The second column explains the support for multiple implementations. No symbol means that the package supports multiple implementations (likewise python-r1), ‘s’ denotes that only one implementation can be chosen (likewise python-single-r1) and ‘a’ denotes that any of supported implementations will be used (likewise python-any-r1).

The third column denotes the eclass suite used. No symbol means that python-r1 eclass is used, asterisk means that the ‘python.eclass’ is used. In this case, all untested implementations are listed as enabled and some of them may not actually work.

The scan can be done per-package only.


gpy-upgrade-impl is intended to help when considering ‘upgrading’ the default Python implementations. Given two implementations (the old one and the new one), it scans the tree for packages that support the old implementation but do not support the new one.

For example, gpy-upgrade-impl python{3_2,3_3} will list all packages that support Python 3.2 but do not work with Python 3.3.

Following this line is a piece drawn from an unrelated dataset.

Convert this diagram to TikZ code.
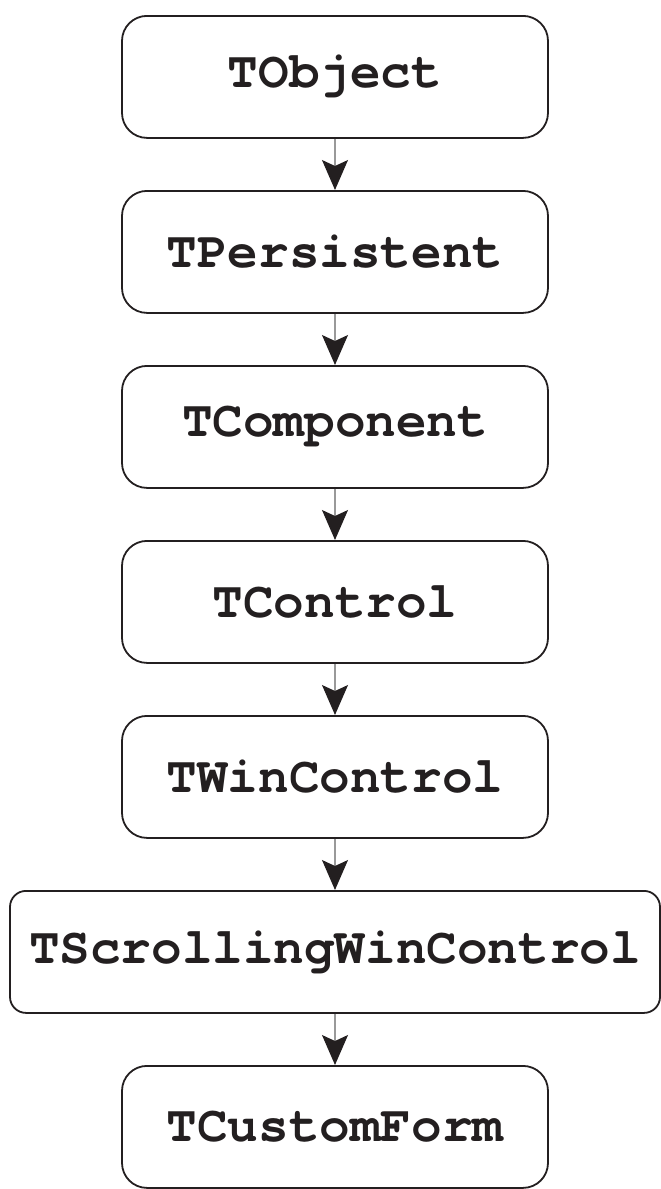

Optionally, it may automatically add the new implementation to PYTHON_COMPAT (-r1 packages only). Please remember to read/test the ebuild afterwards since the implementation may have been omitted intentionally and the Python package may require patching.

The output is a plain list of packages. If --fix is used, script can also modify ebuilds.

The scan can be done per-repository or per-package.


gpy-verify-deps scans installed packages for missing dependencies. It compares the package’s RDEPEND/PDEPEND against the requirement list provided in package’s metadata.

Note that the results need to be taken with a grain of salt, as the tool heavily relies on upstream providing the correct metadata. Sometimes the right solution will be to fix (or patch locally) the package’s dependencies rather than add an unnecessary dependency to the ebuild.